Matt Pocock has a small handoff skill for compacting an AI coding session so another agent can pick it up later.
The useful bit is that the handoff is not just “summarize the chat”. It asks the agent to write a temporary handoff document for a fresh agent, suggest relevant skills for the next session, and avoid duplicating details already captured in durable artifacts such as plans, PRDs, issues, commits, and diffs.
That framing makes the handoff more operational: point at durable state, capture only the missing context, and tailor the note to what the next session is supposed to do.

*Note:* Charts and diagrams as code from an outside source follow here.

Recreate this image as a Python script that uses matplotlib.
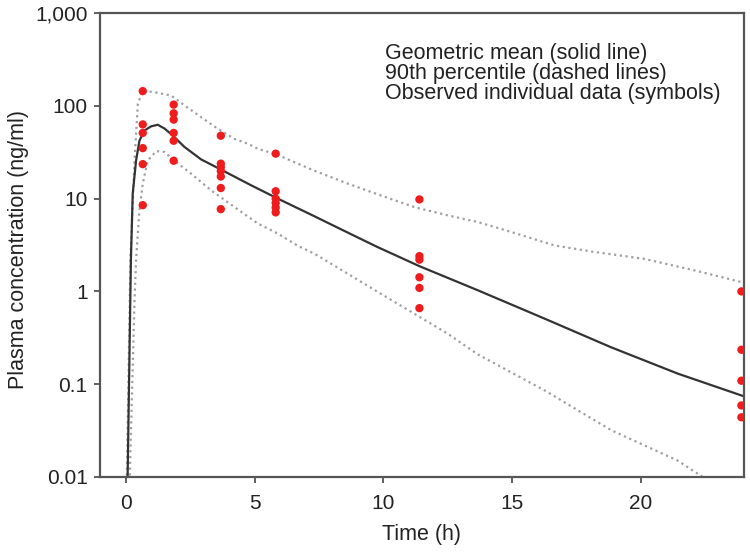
import matplotlib
matplotlib.use("Agg")
import matplotlib.pyplot as plt
from matplotlib.ticker import FixedLocator, FixedFormatter, NullLocator

plt.rcParams['font.family'] = ['Liberation Sans', 'DejaVu Sans']

# Observed individual data (time h, concentration ng/ml)
obs_t1 = [0.66] * 6
obs_c1 = [144, 63, 51, 35, 23.5, 8.5]
obs_t2 = [1.86] * 6
obs_c2 = [103, 83, 71, 51, 42, 25.6]
obs_t3 = [3.69] * 7
obs_c3 = [47.6, 23.8, 21.8, 19.8, 17.3, 13.0, 7.7]
obs_t4 = [5.82] * 6
obs_c4 = [30.5, 12.0, 10.0, 9.0, 8.0, 7.1]
obs_t5 = [11.4] * 6
obs_c5 = [9.8, 2.4, 2.2, 1.42, 1.09, 0.66]
obs_t6 = [23.9] * 5
obs_c6 = [1.0, 0.235, 0.109, 0.059, 0.044]

# Geometric mean curve
mean_t = [0.07, 0.2, 0.27, 0.4, 0.53, 0.72, 0.98, 1.24, 1.5, 1.82, 2.28, 2.92, 3.7, 4.87,
          5.9, 7.3, 8.62, 9.78, 11.4, 13.66, 16.25, 18.84, 21.43, 24.0]
mean_c = [0.009, 2.2, 11.3, 25.6, 42, 54, 60, 62.5, 57, 48, 36, 26.5, 20.5, 13.9,
          10, 6.5, 4.3, 3.0, 1.87, 1.03, 0.51, 0.25, 0.13, 0.074]

# 90th percentile bands
upper_t = [0.04, 0.18, 0.34, 0.47, 0.66, 1.11, 1.76, 2.28, 2.92, 3.57, 4.22, 4.74, 5.12, 5.84,
           6.68, 7.32, 8.62, 9.91, 11.2, 12.5, 13.66, 14.96, 16.64, 18.2, 20.1, 22.1, 24.0]
upper_c = [0.009, 2.2, 25.6, 105, 146, 140, 129, 101, 75.5, 56.6, 44, 39, 34.5, 30,
           23.8, 20, 14.5, 10.8, 8.1, 6.6, 5.6, 4.37, 3.13, 2.66, 2.25, 1.68, 1.24]
lower_t = [0.15, 0.34, 0.4, 0.53, 0.66, 0.85, 1.18, 1.5, 1.89, 2.54, 3.31, 4.22, 5.12, 5.9,
           6.68, 7.32, 8.62, 9.91, 11.2, 12.5, 13.66, 16.25, 18.84, 21.43, 22.3, 23.0]
lower_c = [0.009, 0.8, 2.2, 7.5, 14.5, 25.6, 32.5, 31.8, 25.6, 18.5, 12.3, 8.1, 5.4, 4.2,
           3.1, 2.55, 1.55, 0.94, 0.575, 0.35, 0.21, 0.086, 0.032, 0.015, 0.0104, 0.008]

yticks = [0.01, 0.1, 1, 10, 100, 1000]
ytick_labels = ['0.01', '0.1', '1', '10', '100', '1,000']
xticks = [0, 5, 10, 15, 20]
xtick_labels = ['0', '5', '10', '15', '20']

legend_lines = ['Geometric mean (solid line)',
                '90th percentile (dashed lines)',
                'Observed individual data (symbols)']

fig = plt.figure(figsize=(7.5, 5.52), dpi=100)
ax = fig.add_axes([100 / 750, 1 - 477 / 552, 644 / 750, 464 / 552])

dot_style = dict(color='#a0a0a0', lw=1.6, linestyle=(0, (1, 1.6)))
ax.plot(upper_t, upper_c, **dot_style)
ax.plot(lower_t, lower_c, **dot_style)
ax.plot(mean_t, mean_c, color='#333333', lw=1.6)

red = '#ee1c1c'
for t, c in [(obs_t1, obs_c1), (obs_t2, obs_c2), (obs_t3, obs_c3),
             (obs_t4, obs_c4), (obs_t5, obs_c5), (obs_t6, obs_c6)]:
    ax.scatter(t, c, s=36, color=red, edgecolors='none', zorder=3)

ax.set_yscale('log')
ax.set_ylim(0.01, 1000)
ax.set_xlim(-1, 24)
ax.yaxis.set_major_locator(FixedLocator(yticks))
ax.yaxis.set_major_formatter(FixedFormatter(ytick_labels))
ax.yaxis.set_minor_locator(NullLocator())
ax.set_xticks(xticks)
ax.set_xticklabels(xtick_labels)

for sp in ax.spines.values():
    sp.set_color('#555555')
    sp.set_linewidth(1.6)
ax.tick_params(axis='both', direction='out', length=4, width=1.3, color='#555555',
               labelsize=15, labelcolor='#222222')
ax.tick_params(axis='x', pad=8)
ax.tick_params(axis='y', pad=5)

ax.set_xlabel('Time (h)', fontsize=15.5, color='#222222')
ax.set_ylabel('Plasma concentration (ng/ml)', fontsize=15.5, color='#222222')
ax.xaxis.set_label_coords(0.5, -0.101)
ax.yaxis.set_label_coords(-0.11, 0.49)

for i, s in enumerate(legend_lines):
    fig.text(385 / 750, 1 - (59.3 + 20 * i) / 552, s, fontsize=15.5, color='#222222',
             ha='left', va='baseline')

fig.savefig('out.png', dpi=100)
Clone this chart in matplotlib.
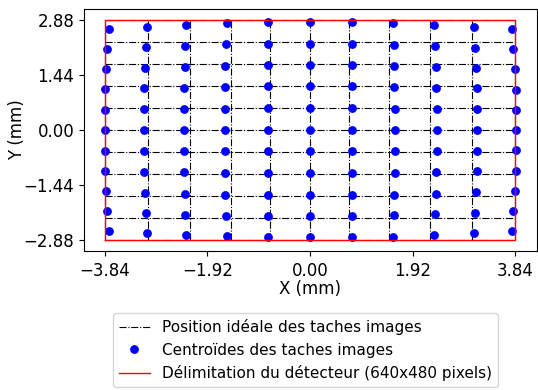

In Build Agents That Run for Hours (Without Losing the Plot), Ash Prabaker and Andrew Wilson described a practical pattern for long-running coding agents: split planning, building, and evaluation into separate roles, and make the evaluator adversarial.
Takeaways:
Self-evaluation is a trap. Use an adversarial evaluator.
Make subjective quality gradable with clear evaluation criteria the model can apply.
Read the traces. They’re your primary debugging loop.
Delete scaffolding when the model catches up. The frontier moves.
Agents tend to take shortcuts when evaluating their own work, and they can be too agreeable. It helps to make evaluation a separate role: a skill or agent definition that specializes in QA, looks for missing cases, and refuses to accept success-shaped claims without evidence.
A practical way to make one is to ask an agent: “Create a skill to evaluate <your problem space>. Use <link to an existing evaluator skill> for tone and approach.” Then refine the evaluation criteria, tighten the failure modes, and apply it to real outputs.